Now, as to what I’ve been doing in the past month or so:
I’ve released version 3 of my Notify library, and started planning for a next big refactor. There’s a few features I’d really like to get in that require a completely different architecture than is there right now, and I’d also like to improve the testability of the entire thing. Notably, I’d like to be able to use several backend APIs simultaneously, something that I believe would be fairly unique among other notify libraries and tools. I’m also inspired by the (general) way nftables is done: instead of providing interfaces that provide what I think people want, allow them to write filters that are run in the engine and allow them to get exactly what they mean without me having too large an API surface.
But really, while I have interesting plans, I don’t have enough time to work on it. It took me a full week to release 3.0.1 with some needed fixes. I’m terribly grateful to the other contributors who’ve made this library much stronger than it was originally. I had no idea, when I started, that this would become my most starred project to date, by far. It’s been pretty cool.
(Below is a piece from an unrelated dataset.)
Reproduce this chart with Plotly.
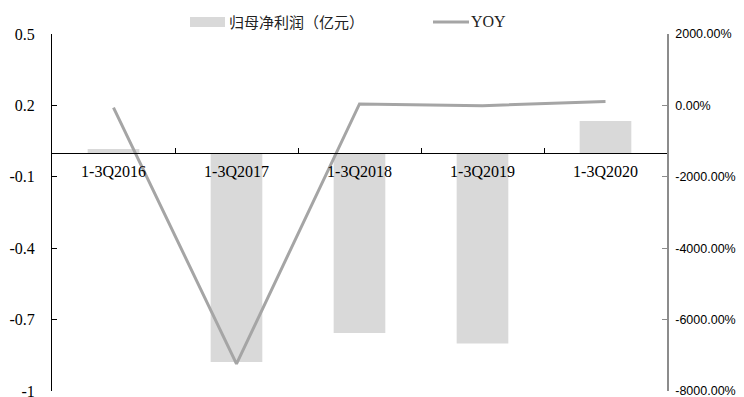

I’ve created a script that I now call “Legola”. It’s the latest iteration in my efforts to create a script that can be read the same way no matter the orientation or direction of the page. Consider latin script (the one you use reading these words): put it upside down, right to left, or even mirror it and it becomes much harder to read. Sure, you can train yourself to read in all directions nonetheless, but still.
This time, I went for something extremely compact: a single glyph is an entire word. It’s based on a line: it starts somewhere (this is clearly marked) and then as you follow it it turns this way or that way, or encounters some obstacles. A counter-clockwise turn is the sound ‘ey’. A clockwise turn is the sound ‘oh’. Two turns one after the other is ‘ah’. A bar crossing the line is the consonant ‘L’. Two small parallel strokes on either side of the line mark the consonant ‘F’. And it goes on.
It’s inspired not just by my own previous efforts, but also by two other constructed languages: the Kelen Ceremonial Interlace Alphabet, and Hangul (better known as South Korean). Kelen’s provided the “line” concept, and Hangul is I believe one of the only scripts that combine several subglyphs to form larger glyphs in 2D space. I’ll do a longer blog post on it when I’m done hammering it all out.
I’ve acquired a HC-SR04 ultrasonic sensor, took out the Tessel 2 I’d ordered and finally gotten a few months back, and have started on wiring them up together with the intention of creating a gauge for our water tank, so we can accurately and easily track our water levels. So far I’m stuck in the actual detecting-the-signal phase, or is it the is-this-wiring-diagram-right phase? I can’t recall.
I’ve done other things but I think that’s the big stuff; the rest is mostly work-related so does not really belong here. Not a bad month!